Two methods are used to decode hidden states \(s_i\) into logits over the vocabulary. Analysis focuses on the logits corresponding to the last token position, \(z_i[-1]\).

Logit Lens: Each hidden state \(s_i\) is normalized and then projected into the vocabulary space using the unembedding matrix \(W_U \in \mathbb{R}^{d \times \lvert V \rvert}\).

\[z_i = \text{RMSNorm}(s_i) W_U\]

Coda Lens: Hidden states are decoded using the model’s Coda module, \(C = \{C_1, C_2\}\), which consists of two transformer blocks. Normalization is applied before and after the Coda module.

\[z_i = \text{RMSNorm}(C(\text{RMSNorm}(s_i))) W_U\]

Experiments

The model’s behavior is examined on arithmetic tasks where explicit chain-of-thought (CoT) is suppressed.

Experimental Setup

Datasets: The primary dataset is the one-digit composite arithmetic task from Brown et al. (2020), which contains 2k questions (e.g., “What is (9 + 8) * 2? Answer: 34”). The model’s performance is also evaluated on the GSM8K math word problem dataset.

Suppress Explicit CoT: To encourage latent reasoning, explicit CoT is suppressed by instructing the model to output only the final answer. This is done via a system message (“You are a concise and helpful assistant. Always return only the final answer straightway.”) and four in-context examples showing the direct question-to-answer format. For all probing experiments, the number of recurrent steps is set to 16, resulting in a total of 68 unrolled blocks.

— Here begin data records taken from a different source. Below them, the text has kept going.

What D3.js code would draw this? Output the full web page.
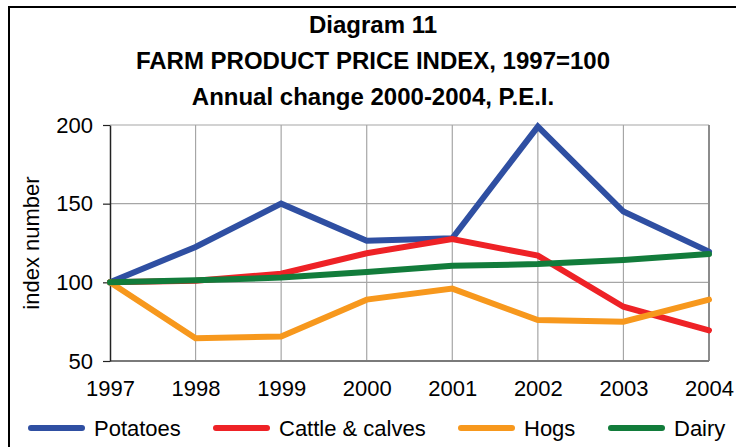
<!DOCTYPE html>
<html>
<head>
<meta charset="utf-8">
<script src="https://cdn.jsdelivr.net/npm/d3@7"></script>
<style>
  body { margin: 0; background: #fff; }
  svg { display: block; font-family: "Liberation Sans", Arial, sans-serif; }
  .tick-label { font-size: 22px; fill: #000; }
</style>
</head>
<body>
<svg id="chart"></svg>
<script>
// data
const years = [1997, 1998, 1999, 2000, 2001, 2002, 2003, 2004];
const potatoes = [100, 122.5, 150, 126.5, 128, 199, 145, 119.5];
const cattle = [100, 101, 105.5, 118.5, 127.5, 117, 84.5, 69.5];
const hogs = [100, 64.5, 65.5, 89, 96, 76, 75, 89];
const dairy = [100, 101.3, 103, 106.5, 110.5, 111.6, 114.2, 118];
const seriesNames = ['Potatoes', 'Cattle & calves', 'Hogs', 'Dairy'];
const seriesColors = ['#2f4fa2', '#ee2226', '#f7981d', '#127c3b'];
const yTicks = [50, 100, 150, 200];
const titleLines = ['Diagram 11', 'FARM PRODUCT PRICE INDEX, 1997=100', 'Annual change 2000-2004, P.E.I.'];

const W = 736, H = 447;
const margin = {top: 125, right: 27, bottom: 86, left: 110};
const width = W - margin.left - margin.right;
const height = H - margin.top - margin.bottom;

const svg = d3.select('#chart')
    .attr('width', W)
    .attr('height', H);

// outer frame (cut off at the right and bottom like the picture)
svg.append('rect')
    .attr('x', 9)
    .attr('y', 7)
    .attr('width', W + 10)
    .attr('height', H + 10)
    .attr('fill', 'none')
    .attr('stroke', '#000')
    .attr('stroke-width', 2);

// titles
svg.selectAll('.title')
    .data(titleLines)
  .join('text')
    .attr('class', 'title')
    .attr('x', 373)
    .attr('y', (d, i) => 33 + i * 36)
    .attr('text-anchor', 'middle')
    .style('font-size', '24px')
    .style('font-weight', 'bold')
    .text(d => d);

const chart = svg.append('g')
    .attr('transform', `translate(${margin.left},${margin.top})`);

const xScale = d3.scalePoint()
    .domain(years)
    .range([0, width]);

const yScale = d3.scaleLinear()
    .domain([50, 200])
    .range([height, 0]);

// gridlines
chart.append('g')
    .selectAll('line')
    .data(years.slice(1))
  .join('line')
    .attr('x1', d => xScale(d))
    .attr('x2', d => xScale(d))
    .attr('y1', 0)
    .attr('y2', height)
    .attr('stroke', '#a6a6a6')
    .attr('stroke-width', 1.2);

chart.append('g')
    .selectAll('line')
    .data(yTicks.slice(1))
  .join('line')
    .attr('x1', 0)
    .attr('x2', width)
    .attr('y1', d => yScale(d))
    .attr('y2', d => yScale(d))
    .attr('stroke', '#a6a6a6')
    .attr('stroke-width', 1.2);

// plot border right/bottom
chart.append('line')
    .attr('x1', width).attr('x2', width)
    .attr('y1', 0).attr('y2', height)
    .attr('stroke', '#8c8c8c').attr('stroke-width', 2);
chart.append('line')
    .attr('x1', 0).attr('x2', width)
    .attr('y1', height).attr('y2', height)
    .attr('stroke', '#7a7a7a').attr('stroke-width', 2);

// y axis
const yAxis = d3.axisLeft(yScale)
    .tickValues(yTicks)
    .tickSize(7)
    .tickPadding(10)
    .tickSizeOuter(0);

const yAxisG = chart.append('g').call(yAxis);
yAxisG.select('.domain').attr('stroke', '#222').attr('stroke-width', 1.5);
yAxisG.selectAll('.tick line').attr('stroke', '#222').attr('stroke-width', 1.2);
yAxisG.selectAll('.tick text')
    .attr('class', 'tick-label')
    .attr('font-size', null)
    .attr('font-family', null);

// x axis labels
const xAxis = d3.axisBottom(xScale)
    .tickSize(0)
    .tickPadding(19);
const xAxisG = chart.append('g')
    .attr('transform', `translate(0,${height})`)
    .call(xAxis);
xAxisG.select('.domain').remove();
xAxisG.selectAll('.tick text')
    .attr('class', 'tick-label')
    .attr('font-size', null)
    .attr('font-family', null);

// y axis title
svg.append('text')
    .attr('transform', `translate(39,${margin.top + height / 2}) rotate(-90)`)
    .attr('text-anchor', 'middle')
    .style('font-size', '22px')
    .text('index number');

// lines
const allSeries = [potatoes, cattle, hogs, dairy];
const line = d3.line()
    .x((d, i) => xScale(years[i]))
    .y(d => yScale(d));

chart.selectAll('.series')
    .data(allSeries)
  .join('path')
    .attr('class', 'series')
    .attr('d', d => line(d))
    .attr('fill', 'none')
    .attr('stroke', (d, i) => seriesColors[i])
    .attr('stroke-width', 6)
    .attr('stroke-linejoin', 'miter')
    .attr('stroke-linecap', 'round');

// legend
const legendX = [29, 214, 459, 609];
const legend = svg.selectAll('.legend')
    .data(seriesNames)
  .join('g')
    .attr('class', 'legend')
    .attr('transform', (d, i) => `translate(${legendX[i]},428)`);

legend.append('line')
    .attr('x1', 2).attr('x2', 53)
    .attr('y1', 0).attr('y2', 0)
    .attr('stroke', (d, i) => seriesColors[i])
    .attr('stroke-width', 6)
    .attr('stroke-linecap', 'round');

legend.append('text')
    .attr('x', 65)
    .attr('y', 8)
    .style('font-size', '22px')
    .text(d => d);
</script>
</body>
</html>
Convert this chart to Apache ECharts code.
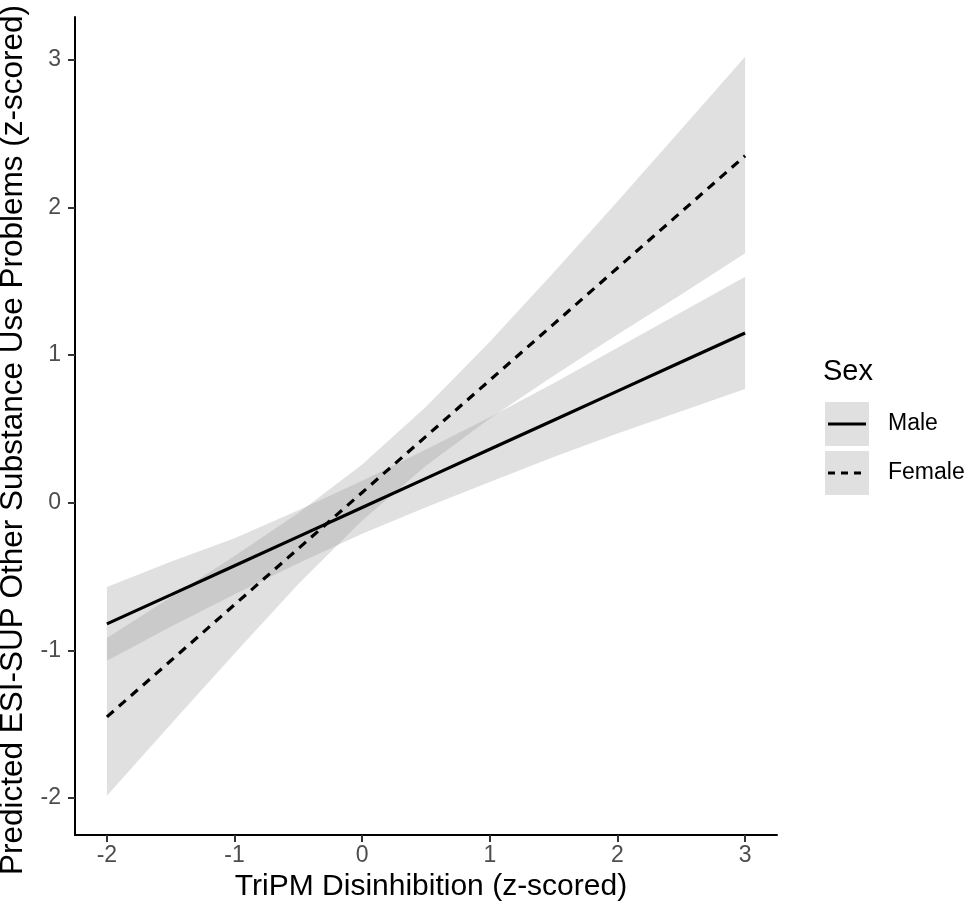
<!DOCTYPE html>
<html>
<head>
<meta charset="utf-8">
<script src="https://cdn.jsdelivr.net/npm/echarts@6/dist/echarts.min.js"></script>
<style>html,body{margin:0;padding:0;background:#fff}#c{width:968px;height:911px}</style>
</head>
<body>
<div id="c"></div>
<script>
// ---- data ----
const xTicks = [-2, -1, 0, 1, 2, 3];
const yTicks = [-2, -1, 0, 1, 2, 3];
const xs = [-2, -1.5, -1, -0.5, 0, 0.5, 1, 1.5, 2, 2.5, 3];
const maleFit   = [-0.82, -0.624, -0.426, -0.229, -0.032, 0.165, 0.362, 0.559, 0.756, 0.953, 1.15];
const maleUpper = [-0.57, -0.40, -0.24, -0.05, 0.15, 0.36, 0.58, 0.81, 1.05, 1.29, 1.53];
const maleLower = [-1.07, -0.84, -0.62, -0.41, -0.21, -0.03, 0.14, 0.31, 0.47, 0.62, 0.77];
const femaleFit   = [-1.45, -1.07, -0.69, -0.31, 0.07, 0.45, 0.83, 1.21, 1.59, 1.97, 2.35];
const femaleUpper = [-0.915, -0.64, -0.36, -0.07, 0.26, 0.65, 1.09, 1.56, 2.04, 2.53, 3.02];
const femaleLower = [-1.985, -1.50, -1.02, -0.55, -0.12, 0.25, 0.57, 0.86, 1.14, 1.41, 1.69];
const groups = ['Male', 'Female'];
const xTitle = 'TriPM Disinhibition (z-scored)';
const yTitle = 'Predicted ESI-SUP Other Substance Use Problems (z-scored)';
const legendTitle = 'Sex';

// ---- styling ----
const FONT = '"Liberation Sans", Arial, sans-serif';
const bandFill = 'rgba(153,153,153,0.3)';

function bandSeries(name, lower, upper) {
  return {
    type: 'custom',
    name: name + ' band',
    silent: true,
    clip: true,
    z: 1,
    data: xs.map((x, i) => [x, lower[i], upper[i]]),
    encode: { x: 0, y: [1, 2] },
    renderItem: function (params, api) {
      if (params.dataIndex !== 0) return null;
      const pts = [];
      for (let i = 0; i < xs.length; i++) pts.push(api.coord([xs[i], upper[i]]));
      for (let i = xs.length - 1; i >= 0; i--) pts.push(api.coord([xs[i], lower[i]]));
      return { type: 'polygon', shape: { points: pts }, style: { fill: bandFill, stroke: null } };
    }
  };
}

function lineSeries(name, fit, dash) {
  return {
    type: 'line',
    name: name,
    data: xs.map((x, i) => [x, fit[i]]),
    showSymbol: false,
    silent: true,
    z: 3,
    lineStyle: { color: '#000', width: 3.2, type: dash ? [9, 7] : 'solid', cap: 'butt' }
  };
}

const chart = echarts.init(document.getElementById('c'), null, { renderer: 'canvas' });
const axisCommon = {
  type: 'value',
  splitLine: { show: false },
  axisLine: { show: true, onZero: false, lineStyle: { color: '#000', width: 2 } },
  axisTick: { show: true, length: 7, lineStyle: { color: '#333', width: 2 } },
  nameLocation: 'middle'
};
chart.setOption({
  animation: false,
  backgroundColor: '#fff',
  grid: { left: 75, top: 17, width: 702, height: 818, containLabel: false, outerBoundsMode: 'none' },
  xAxis: Object.assign({}, axisCommon, {
    min: -2.25, max: 3.25,
    name: xTitle, nameGap: 37,
    nameTextStyle: { fontFamily: FONT, fontSize: 30, color: '#000', padding: [0, 0, 0, 10] },
    axisTick: Object.assign({}, axisCommon.axisTick, { customValues: xTicks }),
    axisLabel: { customValues: xTicks, margin: 9, fontFamily: FONT, fontSize: 23, color: '#4D4D4D' }
  }),
  yAxis: Object.assign({}, axisCommon, {
    min: -2.25, max: 3.29,
    name: yTitle, nameGap: 40,
    nameTextStyle: { fontFamily: FONT, fontSize: 31.5, color: '#000', padding: [0, 28, 0, 0] },
    axisTick: Object.assign({}, axisCommon.axisTick, { customValues: yTicks }),
    axisLabel: { customValues: yTicks, margin: 14, fontFamily: FONT, fontSize: 23, color: '#4D4D4D' }
  }),
  series: [
    bandSeries(groups[0], maleLower, maleUpper),
    bandSeries(groups[1], femaleLower, femaleUpper),
    lineSeries(groups[0], maleFit, false),
    lineSeries(groups[1], femaleFit, true)
  ],
  graphic: [
    { type: 'text', left: 823, top: 357, style: { text: legendTitle, font: '29px ' + FONT, fill: '#000' } },
    { type: 'rect', shape: { x: 825, y: 402, width: 44, height: 44 }, style: { fill: bandFill } },
    { type: 'line', shape: { x1: 828, y1: 424, x2: 866, y2: 424 }, style: { stroke: '#000', lineWidth: 3.2 } },
    { type: 'text', left: 888, top: 412, style: { text: groups[0], font: '23px ' + FONT, fill: '#000' } },
    { type: 'rect', shape: { x: 825, y: 451, width: 44, height: 44 }, style: { fill: bandFill } },
    { type: 'line', shape: { x1: 828, y1: 473, x2: 866, y2: 473 }, style: { stroke: '#000', lineWidth: 3.2, lineDash: [7, 6] } },
    { type: 'text', left: 888, top: 461, style: { text: groups[1], font: '23px ' + FONT, fill: '#000' } }
  ]
});
</script>
</body>
</html>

Discontinuities in Hidden State Interpretability

The interpretability of hidden states across the unrolled layers is examined by decoding them with both logit lens and coda lens. The average rank of the final correct token is tracked across all 68 blocks for 100 arithmetic questions.

The rank trajectories show periodic oscillations. Using the logit lens, the token rank spikes upwards (becomes worse) at each \(R_4\) block. Conversely, using the coda lens, the rank spikes downwards (becomes better) at each \(R_4\) block.

I don’t know why they use logit lens. It doesn’t make that much sense here. The Coda lens method in my oppinion is much better and should have been the sole interpretability method used.

Tracing Final and Intermediate Tokens

To search for evidence of multi-step reasoning, the rank trajectories of intermediate and final result tokens are traced across recurrent steps. The analysis is performed on a filtered subset of 67 correctly answered questions where the intermediate and final results are distinct single-digit tokens. To reduce the effect of oscillations, the analysis focuses on outputs from block \(R_3\) (for logit lens) and \(R_4\) (for coda lens).

The results show that the ranks of both final and intermediate tokens decrease early in the recurrence. The final token consistently maintains a lower rank than the intermediate token. There is no clear delay between the drop in rank for the intermediate token and the final token, which would be expected in a sequential reasoning process. A rank reversal is observed around step 6, where the intermediate token’s rank briefly drops below the final token’s rank in some examples.

Scaling Recurrent Steps

The model’s performance on the GSM8K dataset is evaluated as the number of recurrent steps is varied, with explicit CoT suppressed.

As shown in the results, increasing the number of recurrent steps from 4 to 32 yields a modest increase in accuracy (from 3.11% to 4.93%), after which performance plateaus. In contrast, the same model with explicit CoT prompting achieves a much higher accuracy of 24.87%/38.13%. This suggests that increasing computational depth through recurrence alone is insufficient to match the performance of externalized reasoning steps.